Given problem:
Your task is to copy the listing exactly, with the pictures left out.

══════════

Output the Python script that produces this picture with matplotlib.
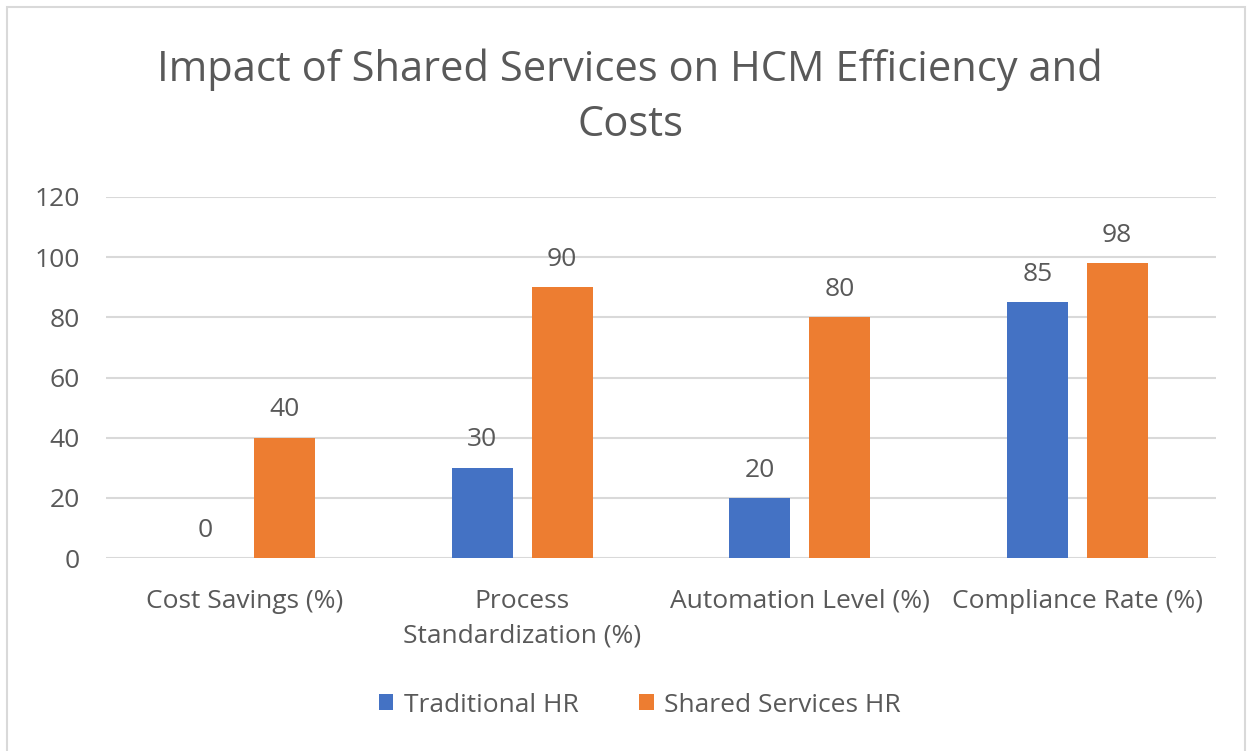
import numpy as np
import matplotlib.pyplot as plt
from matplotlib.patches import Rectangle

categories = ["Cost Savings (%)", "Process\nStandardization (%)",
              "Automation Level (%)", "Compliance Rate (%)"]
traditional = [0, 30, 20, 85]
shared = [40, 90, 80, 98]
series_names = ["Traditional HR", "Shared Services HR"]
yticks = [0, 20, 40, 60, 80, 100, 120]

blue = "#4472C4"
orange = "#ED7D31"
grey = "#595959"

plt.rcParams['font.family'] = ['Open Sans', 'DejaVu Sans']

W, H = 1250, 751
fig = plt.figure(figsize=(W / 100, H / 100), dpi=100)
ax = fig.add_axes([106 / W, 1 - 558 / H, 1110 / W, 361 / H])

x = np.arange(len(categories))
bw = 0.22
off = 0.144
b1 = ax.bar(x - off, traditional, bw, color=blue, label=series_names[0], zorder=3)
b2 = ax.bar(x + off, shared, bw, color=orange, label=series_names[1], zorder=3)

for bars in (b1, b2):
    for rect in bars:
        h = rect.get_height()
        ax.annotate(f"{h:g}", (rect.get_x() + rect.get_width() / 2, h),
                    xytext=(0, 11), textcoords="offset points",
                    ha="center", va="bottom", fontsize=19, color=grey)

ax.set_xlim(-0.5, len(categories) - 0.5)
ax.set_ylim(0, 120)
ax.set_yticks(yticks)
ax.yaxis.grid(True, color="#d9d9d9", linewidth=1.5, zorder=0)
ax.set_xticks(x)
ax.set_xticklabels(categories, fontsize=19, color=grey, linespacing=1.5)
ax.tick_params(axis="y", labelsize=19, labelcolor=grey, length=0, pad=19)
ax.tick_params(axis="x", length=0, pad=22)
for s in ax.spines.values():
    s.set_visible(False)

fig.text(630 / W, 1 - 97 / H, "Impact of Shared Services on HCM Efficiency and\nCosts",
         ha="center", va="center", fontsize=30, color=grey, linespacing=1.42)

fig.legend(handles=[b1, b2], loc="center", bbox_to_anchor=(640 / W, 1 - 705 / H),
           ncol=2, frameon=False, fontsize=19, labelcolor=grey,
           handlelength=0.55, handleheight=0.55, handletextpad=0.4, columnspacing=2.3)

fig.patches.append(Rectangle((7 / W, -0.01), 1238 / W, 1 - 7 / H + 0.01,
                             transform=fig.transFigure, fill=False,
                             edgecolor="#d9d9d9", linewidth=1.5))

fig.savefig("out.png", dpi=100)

══════════

Reply to the task:
Output the Python script that produces this picture with matplotlib.
import numpy as np
import matplotlib.pyplot as plt
from matplotlib.patches import Rectangle

categories = ["Cost Savings (%)", "Process\nStandardization (%)",
              "Automation Level (%)", "Compliance Rate (%)"]
traditional = [0, 30, 20, 85]
shared = [40, 90, 80, 98]
series_names = ["Traditional HR", "Shared Services HR"]
yticks = [0, 20, 40, 60, 80, 100, 120]

blue = "#4472C4"
orange = "#ED7D31"
grey = "#595959"

plt.rcParams['font.family'] = ['Open Sans', 'DejaVu Sans']

W, H = 1250, 751
fig = plt.figure(figsize=(W / 100, H / 100), dpi=100)
ax = fig.add_axes([106 / W, 1 - 558 / H, 1110 / W, 361 / H])

x = np.arange(len(categories))
bw = 0.22
off = 0.144
b1 = ax.bar(x - off, traditional, bw, color=blue, label=series_names[0], zorder=3)
b2 = ax.bar(x + off, shared, bw, color=orange, label=series_names[1], zorder=3)

for bars in (b1, b2):
    for rect in bars:
        h = rect.get_height()
        ax.annotate(f"{h:g}", (rect.get_x() + rect.get_width() / 2, h),
                    xytext=(0, 11), textcoords="offset points",
                    ha="center", va="bottom", fontsize=19, color=grey)

ax.set_xlim(-0.5, len(categories) - 0.5)
ax.set_ylim(0, 120)
ax.set_yticks(yticks)
ax.yaxis.grid(True, color="#d9d9d9", linewidth=1.5, zorder=0)
ax.set_xticks(x)
ax.set_xticklabels(categories, fontsize=19, color=grey, linespacing=1.5)
ax.tick_params(axis="y", labelsize=19, labelcolor=grey, length=0, pad=19)
ax.tick_params(axis="x", length=0, pad=22)
for s in ax.spines.values():
    s.set_visible(False)

fig.text(630 / W, 1 - 97 / H, "Impact of Shared Services on HCM Efficiency and\nCosts",
         ha="center", va="center", fontsize=30, color=grey, linespacing=1.42)

fig.legend(handles=[b1, b2], loc="center", bbox_to_anchor=(640 / W, 1 - 705 / H),
           ncol=2, frameon=False, fontsize=19, labelcolor=grey,
           handlelength=0.55, handleheight=0.55, handletextpad=0.4, columnspacing=2.3)

fig.patches.append(Rectangle((7 / W, -0.01), 1238 / W, 1 - 7 / H + 0.01,
                             transform=fig.transFigure, fill=False,
                             edgecolor="#d9d9d9", linewidth=1.5))

fig.savefig("out.png", dpi=100)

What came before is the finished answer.